Which lines hold the word "that"? Copy each of them.

++++ Material for the task

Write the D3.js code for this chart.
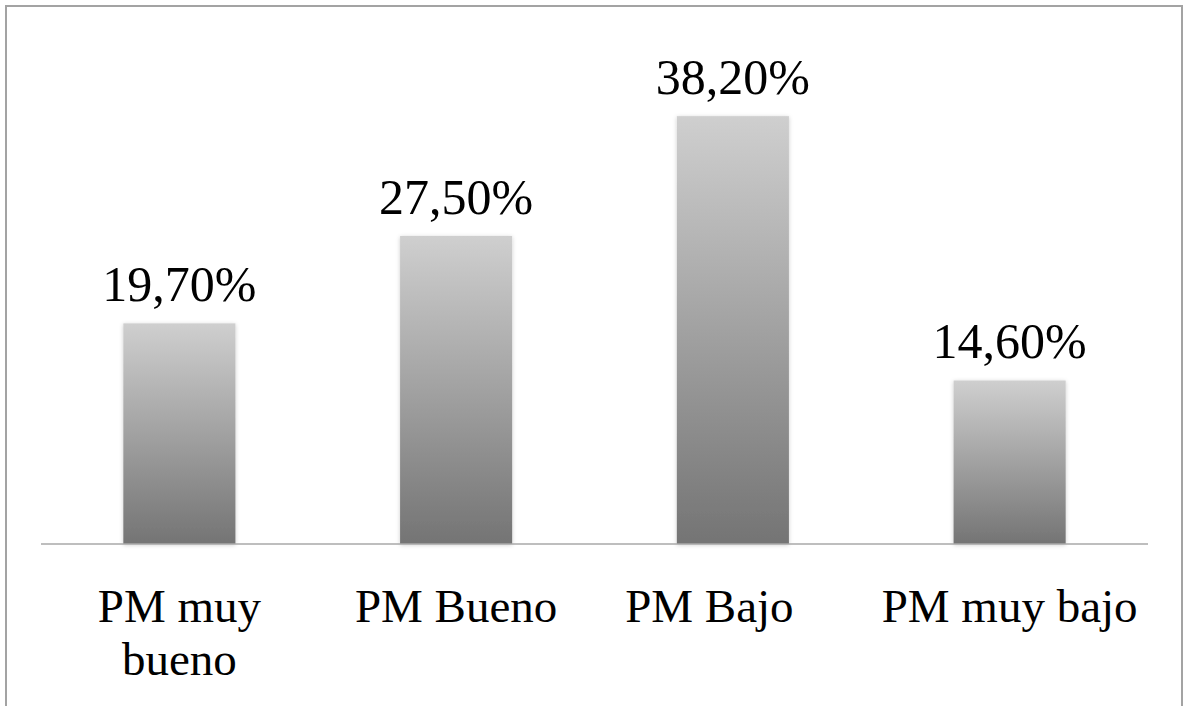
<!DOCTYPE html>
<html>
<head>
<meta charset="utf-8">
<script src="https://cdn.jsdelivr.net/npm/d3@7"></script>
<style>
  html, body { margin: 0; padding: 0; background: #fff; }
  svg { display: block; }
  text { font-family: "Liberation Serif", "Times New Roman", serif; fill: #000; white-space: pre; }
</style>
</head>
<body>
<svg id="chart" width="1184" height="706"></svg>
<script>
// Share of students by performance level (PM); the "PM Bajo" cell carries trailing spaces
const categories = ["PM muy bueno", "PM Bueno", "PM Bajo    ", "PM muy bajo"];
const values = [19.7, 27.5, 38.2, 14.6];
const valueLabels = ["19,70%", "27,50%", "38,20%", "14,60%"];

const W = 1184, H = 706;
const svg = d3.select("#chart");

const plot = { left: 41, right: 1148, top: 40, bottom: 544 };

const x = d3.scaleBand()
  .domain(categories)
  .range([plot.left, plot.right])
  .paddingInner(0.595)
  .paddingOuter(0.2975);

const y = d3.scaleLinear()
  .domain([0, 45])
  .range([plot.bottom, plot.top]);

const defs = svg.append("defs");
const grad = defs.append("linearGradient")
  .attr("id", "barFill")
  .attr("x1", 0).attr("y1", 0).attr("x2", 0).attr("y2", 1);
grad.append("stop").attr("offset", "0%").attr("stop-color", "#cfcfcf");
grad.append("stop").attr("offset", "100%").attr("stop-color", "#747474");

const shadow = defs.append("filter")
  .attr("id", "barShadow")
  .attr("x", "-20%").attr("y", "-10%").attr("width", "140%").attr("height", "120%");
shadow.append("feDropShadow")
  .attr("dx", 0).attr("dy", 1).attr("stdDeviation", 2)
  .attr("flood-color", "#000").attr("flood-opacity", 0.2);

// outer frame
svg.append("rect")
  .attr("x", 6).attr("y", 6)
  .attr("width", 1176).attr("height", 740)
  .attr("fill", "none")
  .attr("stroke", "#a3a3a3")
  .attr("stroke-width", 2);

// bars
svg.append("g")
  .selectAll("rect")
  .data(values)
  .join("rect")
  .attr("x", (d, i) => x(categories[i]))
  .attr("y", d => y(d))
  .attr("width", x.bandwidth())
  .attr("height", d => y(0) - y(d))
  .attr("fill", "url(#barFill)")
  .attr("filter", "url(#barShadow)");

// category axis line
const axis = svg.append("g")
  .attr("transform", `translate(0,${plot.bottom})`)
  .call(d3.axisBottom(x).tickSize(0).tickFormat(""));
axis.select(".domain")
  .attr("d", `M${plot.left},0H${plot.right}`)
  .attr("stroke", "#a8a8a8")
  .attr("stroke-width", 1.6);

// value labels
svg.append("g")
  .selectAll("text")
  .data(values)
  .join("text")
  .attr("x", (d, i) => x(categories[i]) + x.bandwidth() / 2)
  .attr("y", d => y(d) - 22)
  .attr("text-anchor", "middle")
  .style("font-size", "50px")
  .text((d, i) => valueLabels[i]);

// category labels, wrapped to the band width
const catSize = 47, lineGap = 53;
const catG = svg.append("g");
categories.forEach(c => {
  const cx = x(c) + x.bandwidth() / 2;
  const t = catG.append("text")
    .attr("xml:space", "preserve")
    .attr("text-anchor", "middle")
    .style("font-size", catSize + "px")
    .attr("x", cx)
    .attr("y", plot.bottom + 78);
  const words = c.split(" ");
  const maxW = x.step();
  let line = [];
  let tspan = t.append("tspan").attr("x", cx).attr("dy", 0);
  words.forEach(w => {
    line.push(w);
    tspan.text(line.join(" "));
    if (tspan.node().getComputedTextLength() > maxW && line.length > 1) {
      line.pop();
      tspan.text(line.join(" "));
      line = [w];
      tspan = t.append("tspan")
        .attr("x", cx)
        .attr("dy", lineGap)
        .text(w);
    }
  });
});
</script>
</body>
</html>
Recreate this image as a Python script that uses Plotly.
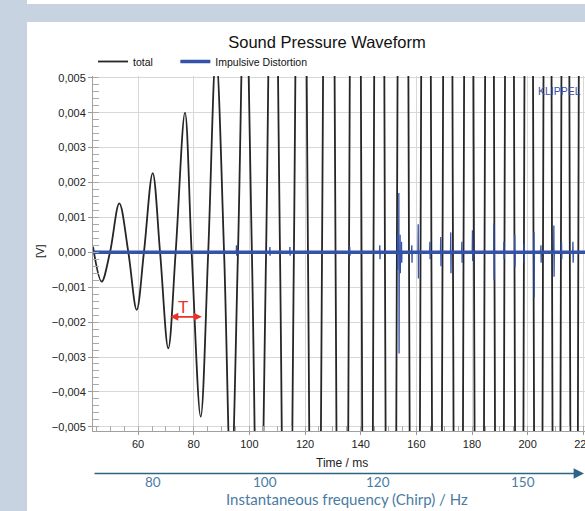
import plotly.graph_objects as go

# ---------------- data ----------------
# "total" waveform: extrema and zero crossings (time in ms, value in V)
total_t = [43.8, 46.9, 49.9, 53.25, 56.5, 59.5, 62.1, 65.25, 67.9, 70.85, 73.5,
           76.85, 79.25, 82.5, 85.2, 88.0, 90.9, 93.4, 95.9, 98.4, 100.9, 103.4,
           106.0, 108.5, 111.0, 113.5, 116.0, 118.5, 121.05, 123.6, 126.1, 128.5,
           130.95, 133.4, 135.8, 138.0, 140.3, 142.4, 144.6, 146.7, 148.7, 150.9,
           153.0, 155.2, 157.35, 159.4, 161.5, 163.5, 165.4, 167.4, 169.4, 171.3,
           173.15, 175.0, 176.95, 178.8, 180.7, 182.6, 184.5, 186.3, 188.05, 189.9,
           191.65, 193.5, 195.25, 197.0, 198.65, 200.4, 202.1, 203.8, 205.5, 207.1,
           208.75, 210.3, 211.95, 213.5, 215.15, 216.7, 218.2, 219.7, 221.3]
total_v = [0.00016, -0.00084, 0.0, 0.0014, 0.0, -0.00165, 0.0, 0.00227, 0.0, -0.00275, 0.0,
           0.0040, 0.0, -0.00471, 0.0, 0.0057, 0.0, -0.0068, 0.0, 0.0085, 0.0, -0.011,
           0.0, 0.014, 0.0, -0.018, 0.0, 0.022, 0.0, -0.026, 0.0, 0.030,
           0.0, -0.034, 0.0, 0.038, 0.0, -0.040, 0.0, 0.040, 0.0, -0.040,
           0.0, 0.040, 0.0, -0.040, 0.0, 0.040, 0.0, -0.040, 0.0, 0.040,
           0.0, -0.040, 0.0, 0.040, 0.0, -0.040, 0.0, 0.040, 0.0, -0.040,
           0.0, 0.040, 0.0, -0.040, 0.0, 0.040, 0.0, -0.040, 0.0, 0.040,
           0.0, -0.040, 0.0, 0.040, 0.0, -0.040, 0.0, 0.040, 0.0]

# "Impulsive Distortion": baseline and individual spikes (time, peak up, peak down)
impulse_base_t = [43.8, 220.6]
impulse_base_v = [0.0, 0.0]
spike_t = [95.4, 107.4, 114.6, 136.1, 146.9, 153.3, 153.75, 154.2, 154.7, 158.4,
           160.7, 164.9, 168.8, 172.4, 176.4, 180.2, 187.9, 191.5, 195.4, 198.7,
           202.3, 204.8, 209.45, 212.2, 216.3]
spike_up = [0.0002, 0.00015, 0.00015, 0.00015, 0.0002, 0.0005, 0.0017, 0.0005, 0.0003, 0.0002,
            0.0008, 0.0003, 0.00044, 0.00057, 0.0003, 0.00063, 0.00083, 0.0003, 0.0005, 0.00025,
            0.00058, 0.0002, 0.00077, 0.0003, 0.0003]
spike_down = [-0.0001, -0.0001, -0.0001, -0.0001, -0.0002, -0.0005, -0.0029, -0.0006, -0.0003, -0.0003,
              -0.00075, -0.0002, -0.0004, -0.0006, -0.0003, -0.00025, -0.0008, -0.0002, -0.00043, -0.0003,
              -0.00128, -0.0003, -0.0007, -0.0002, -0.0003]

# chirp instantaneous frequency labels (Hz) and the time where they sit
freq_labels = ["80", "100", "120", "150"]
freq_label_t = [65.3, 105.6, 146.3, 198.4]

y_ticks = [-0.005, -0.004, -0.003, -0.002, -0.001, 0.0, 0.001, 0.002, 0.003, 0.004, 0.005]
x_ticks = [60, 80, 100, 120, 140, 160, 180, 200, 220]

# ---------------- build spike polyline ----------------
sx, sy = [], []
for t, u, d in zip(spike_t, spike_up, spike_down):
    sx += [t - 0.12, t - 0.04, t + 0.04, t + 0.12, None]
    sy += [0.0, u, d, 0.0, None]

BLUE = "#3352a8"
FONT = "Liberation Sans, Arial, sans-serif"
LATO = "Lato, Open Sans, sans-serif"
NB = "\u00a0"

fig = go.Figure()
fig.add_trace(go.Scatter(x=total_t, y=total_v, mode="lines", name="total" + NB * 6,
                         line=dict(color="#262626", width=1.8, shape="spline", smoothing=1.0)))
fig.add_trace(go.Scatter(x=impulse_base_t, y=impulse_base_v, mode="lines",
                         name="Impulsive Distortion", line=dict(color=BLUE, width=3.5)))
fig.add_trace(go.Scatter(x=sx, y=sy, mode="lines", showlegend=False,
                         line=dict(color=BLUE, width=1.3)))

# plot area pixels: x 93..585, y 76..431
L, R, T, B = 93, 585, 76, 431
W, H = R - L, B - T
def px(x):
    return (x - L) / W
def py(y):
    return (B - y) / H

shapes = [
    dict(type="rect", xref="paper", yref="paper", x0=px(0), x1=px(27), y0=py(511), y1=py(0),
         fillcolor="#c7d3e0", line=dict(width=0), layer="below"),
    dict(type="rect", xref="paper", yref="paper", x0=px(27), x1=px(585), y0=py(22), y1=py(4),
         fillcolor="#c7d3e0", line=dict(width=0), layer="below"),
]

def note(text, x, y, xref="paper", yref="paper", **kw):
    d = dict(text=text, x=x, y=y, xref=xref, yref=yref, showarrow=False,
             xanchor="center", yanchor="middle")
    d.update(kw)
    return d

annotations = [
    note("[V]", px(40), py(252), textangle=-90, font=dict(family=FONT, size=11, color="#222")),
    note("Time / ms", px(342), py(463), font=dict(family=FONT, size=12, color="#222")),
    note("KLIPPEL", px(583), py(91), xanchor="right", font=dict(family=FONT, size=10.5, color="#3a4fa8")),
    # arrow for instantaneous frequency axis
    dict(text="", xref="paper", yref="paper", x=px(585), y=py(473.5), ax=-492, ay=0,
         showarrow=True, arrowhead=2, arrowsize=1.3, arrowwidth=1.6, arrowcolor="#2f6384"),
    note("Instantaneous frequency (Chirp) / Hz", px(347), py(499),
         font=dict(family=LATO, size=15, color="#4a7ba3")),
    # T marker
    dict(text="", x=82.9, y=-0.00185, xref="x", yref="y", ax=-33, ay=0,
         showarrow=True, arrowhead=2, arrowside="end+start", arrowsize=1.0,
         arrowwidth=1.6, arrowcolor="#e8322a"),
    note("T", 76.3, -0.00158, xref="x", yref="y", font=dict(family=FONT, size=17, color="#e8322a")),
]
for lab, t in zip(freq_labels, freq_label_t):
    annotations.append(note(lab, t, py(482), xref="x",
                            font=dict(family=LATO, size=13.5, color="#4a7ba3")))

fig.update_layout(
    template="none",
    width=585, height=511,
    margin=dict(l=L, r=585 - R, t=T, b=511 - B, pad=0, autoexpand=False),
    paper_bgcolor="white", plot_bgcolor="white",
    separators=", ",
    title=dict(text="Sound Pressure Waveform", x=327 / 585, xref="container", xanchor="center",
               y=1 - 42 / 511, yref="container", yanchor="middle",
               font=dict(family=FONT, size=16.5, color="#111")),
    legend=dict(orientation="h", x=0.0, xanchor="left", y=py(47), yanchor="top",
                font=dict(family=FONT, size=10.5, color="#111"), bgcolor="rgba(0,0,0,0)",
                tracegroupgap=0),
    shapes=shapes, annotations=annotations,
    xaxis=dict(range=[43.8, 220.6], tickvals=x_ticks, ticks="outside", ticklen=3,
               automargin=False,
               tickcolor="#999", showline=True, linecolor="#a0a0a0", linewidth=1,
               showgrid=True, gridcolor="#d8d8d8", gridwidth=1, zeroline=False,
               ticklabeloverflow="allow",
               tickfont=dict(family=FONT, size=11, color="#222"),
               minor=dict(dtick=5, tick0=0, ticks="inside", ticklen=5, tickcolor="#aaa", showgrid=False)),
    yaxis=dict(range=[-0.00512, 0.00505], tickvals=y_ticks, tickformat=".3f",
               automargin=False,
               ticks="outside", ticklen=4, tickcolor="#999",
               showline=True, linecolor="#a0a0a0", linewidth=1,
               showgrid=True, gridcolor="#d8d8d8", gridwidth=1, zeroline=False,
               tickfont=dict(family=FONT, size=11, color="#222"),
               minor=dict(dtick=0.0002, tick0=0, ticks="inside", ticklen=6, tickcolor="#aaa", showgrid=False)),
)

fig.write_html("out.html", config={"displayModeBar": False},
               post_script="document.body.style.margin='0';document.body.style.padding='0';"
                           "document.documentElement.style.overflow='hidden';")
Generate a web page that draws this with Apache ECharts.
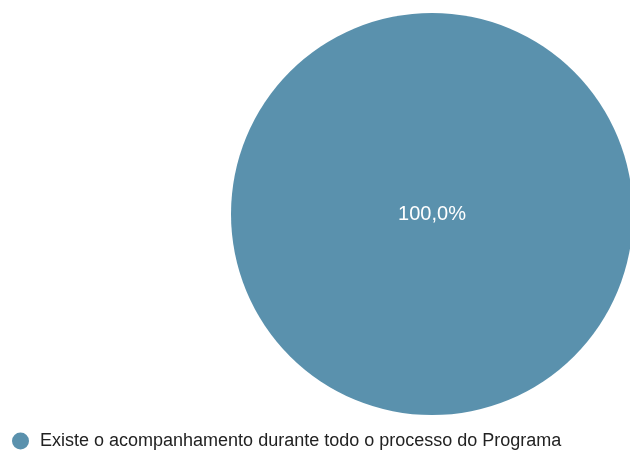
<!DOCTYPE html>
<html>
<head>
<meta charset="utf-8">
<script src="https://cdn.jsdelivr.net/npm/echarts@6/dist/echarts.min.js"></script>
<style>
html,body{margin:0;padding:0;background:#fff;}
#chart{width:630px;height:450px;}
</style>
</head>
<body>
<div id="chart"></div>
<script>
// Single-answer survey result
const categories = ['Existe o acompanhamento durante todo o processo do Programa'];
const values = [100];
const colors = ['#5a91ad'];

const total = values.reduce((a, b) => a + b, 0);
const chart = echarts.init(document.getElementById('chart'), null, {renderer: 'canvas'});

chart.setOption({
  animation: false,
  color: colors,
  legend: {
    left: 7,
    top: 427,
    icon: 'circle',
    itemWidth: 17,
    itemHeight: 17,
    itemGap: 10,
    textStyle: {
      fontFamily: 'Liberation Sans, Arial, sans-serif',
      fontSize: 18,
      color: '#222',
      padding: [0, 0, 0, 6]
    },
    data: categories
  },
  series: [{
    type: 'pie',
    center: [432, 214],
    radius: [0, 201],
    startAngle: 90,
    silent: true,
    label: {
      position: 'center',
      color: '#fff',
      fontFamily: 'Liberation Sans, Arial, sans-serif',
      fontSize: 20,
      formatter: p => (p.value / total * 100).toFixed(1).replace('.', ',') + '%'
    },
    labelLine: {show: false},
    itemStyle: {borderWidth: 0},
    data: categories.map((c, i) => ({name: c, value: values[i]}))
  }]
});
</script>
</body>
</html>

++++++++

## Answer to the problem
Recreate this image as a Python script that uses Plotly.
Generate a web page that draws this with Apache ECharts.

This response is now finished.